Etwa fünf Jahre nach meiner Manie für die „Star-Wars“-Trilogie und das Spielzeug, das diese – wie Weltraumschrott die Erde – umkreiste, wurde ich wieder Fan. Was diesmal Besitz von meinem schon wachen, aber noch schwachen Geist ergriffen hatte, war tot, musikerförmig und unter John Lennon bekannt.

Etwa fünf Jahre nach meiner Manie für die „Star-Wars“-Trilogie und das Spielzeug, das diese – wie Weltraumschrott die Erde – umkreiste, wurde ich wieder Fan. Was diesmal Besitz von meinem schon wachen, aber noch schwachen Geist ergriffen hatte, war tot, musikerförmig und unter John Lennon bekannt. Lennon war nun seinerseits, wie ich las, ein glühender Anhänger Bob Dylans gewesen. Dies hatte sich nicht nur in dem fast komödiantischen Pastiche „You’ve got to hide your love away“ geäußert, sondern auch in einer Fotoserie mit hochtoupierten Haaren. Wenn aber der Held meiner soeben erst beginnenden Jugend sich derart zum Affen machte für einen anderen Künstler, musste dieser andere Künstler dann nicht ebenso toll oder noch toller sein?

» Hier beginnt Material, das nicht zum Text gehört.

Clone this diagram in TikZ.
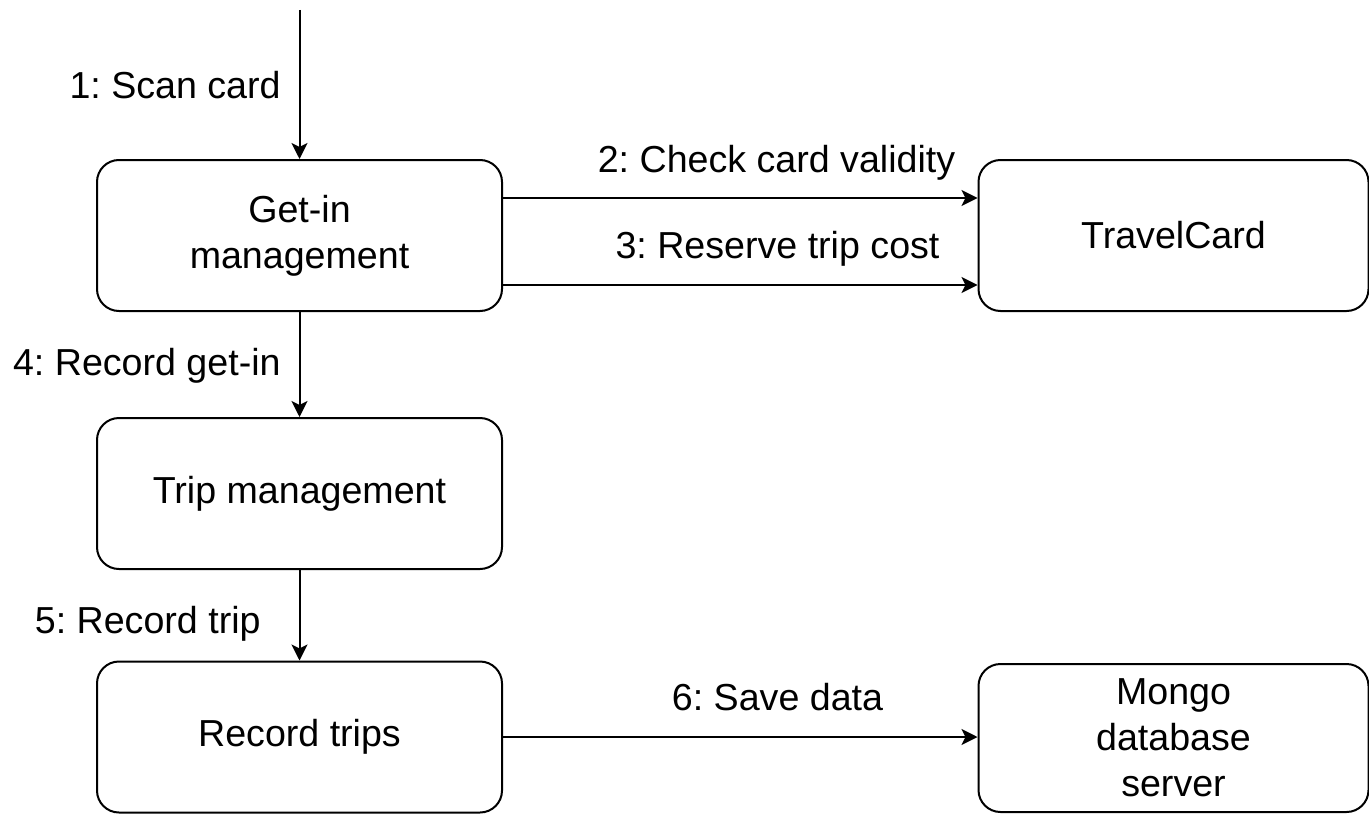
\documentclass[tikz,border=0pt]{standalone}
\usepackage{fontspec}
\setmainfont{Liberation Sans}
\usetikzlibrary{arrows.meta}
\frenchspacing
\begin{document}
\begin{tikzpicture}[x=0.5pt,y=-0.5pt,
  txt/.style={font=\fontsize{18.8}{23}\selectfont, text=black},
  block/.style={txt, draw=black, line width=1pt, rounded corners=11pt,
    minimum width=202.5pt, minimum height=75.5pt, inner sep=0pt, align=center},
  flow/.style={draw=black, line width=1pt,
    -{Stealth[length=8pt,width=8pt,inset=2pt]}},
  lbl/.style={txt, inner sep=0pt}]
\useasboundingbox (0,0) rectangle (1369,813);

% components
\node[block] (getin)  at (299.5,235.5) {Get-in\\management};
\node[block, minimum width=195pt] (travel) at (1173.5,235.5) {TravelCard};
\node[block] (trip)   at (299.5,493.5) {Trip management};
\node[block] (rec)    at (299.5,737)   {Record trips};
\node[block, minimum width=195pt, minimum height=74pt] (mongo) at (1173.5,738) {Mongo\\database\\server};

% incoming call
\coordinate (entry) at (299.5,10);
\draw[flow] (entry) -- (getin.north);

% messages
\draw[flow] ([yshift=18.75pt]getin.east) -- ([yshift=18.75pt]travel.west);
\draw[flow] ([yshift=-24.75pt]getin.east) -- ([yshift=-24.75pt]travel.west);
\draw[flow] (getin.south) -- (trip.north);
\draw[flow] (trip.south) -- (rec.north);
\draw[flow] (rec.east) -- (rec.east -| mongo.west);

% message labels
\node[lbl, anchor=base east] (l1) at (281,98)  {1: Scan card};
\node[lbl, anchor=base]      (l2) at (776.5,172) {2: Check card validity};
\node[lbl, anchor=base]      (l3) at (777.5,258) {3: Reserve trip cost};
\node[lbl, anchor=base east] (l4) at (281,375) {4: Record get-in};
\node[lbl, anchor=base east] (l5) at (261,633) {5: Record trip};
\node[lbl, anchor=base]      (l6) at (777.5,710) {6: Save data};
\end{tikzpicture}
\end{document}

Die Idee konnte mir, loyal, wie ich war, nicht behagen, aber die Neugier war geweckt. Und so hörte ich mich durch den frühen Dylan, mit einer Mischung aus argwöhnischem Misstrauen, Verwunderung über die Neuigkeit, dass die Mundharmonika ein cooles Instrument sein soll, und einem trotz all dem wachsenden Interesse. Gerade als Letzteres in Begeisterung umgeschlagen war, traf es sich, dass Dylan in der Dortmunder Westfalenhalle spielen sollte. Ich bereitete mich darauf vor wie auf einen Gottesdienst. Leider war ich damit allzu nahe an der Wahrheit, denn Dylan hatte mit „Temples in Flames“ soeben den Tiefpunkt seines Schaffens und den Höhepunkt seiner Religiosität erreicht. Die Vorband, immerhin Tom Petty and the Heartbreakers, nahm ich aus fiebriger Vorfreude nur halb wahr. Dann kam Dylan auf die Bühne, und ich war von der ersten Sekunde an gebannt, zutiefst bewegt, mitgerissen von jeder Note, jedem Wort – so machte ich es mir selbst vor. Erst Monate später gestand ich mir ein, dass nichts an diesem Abend wirklich meine Seele erreicht hatte, nichts wirklich nachdrücklich in meinem Gedächtnis haften geblieben war. Und so gab mir Dylan nicht nur mein erstes Rockkonzert, sondern auch meine erste Lektion in Fetischismus.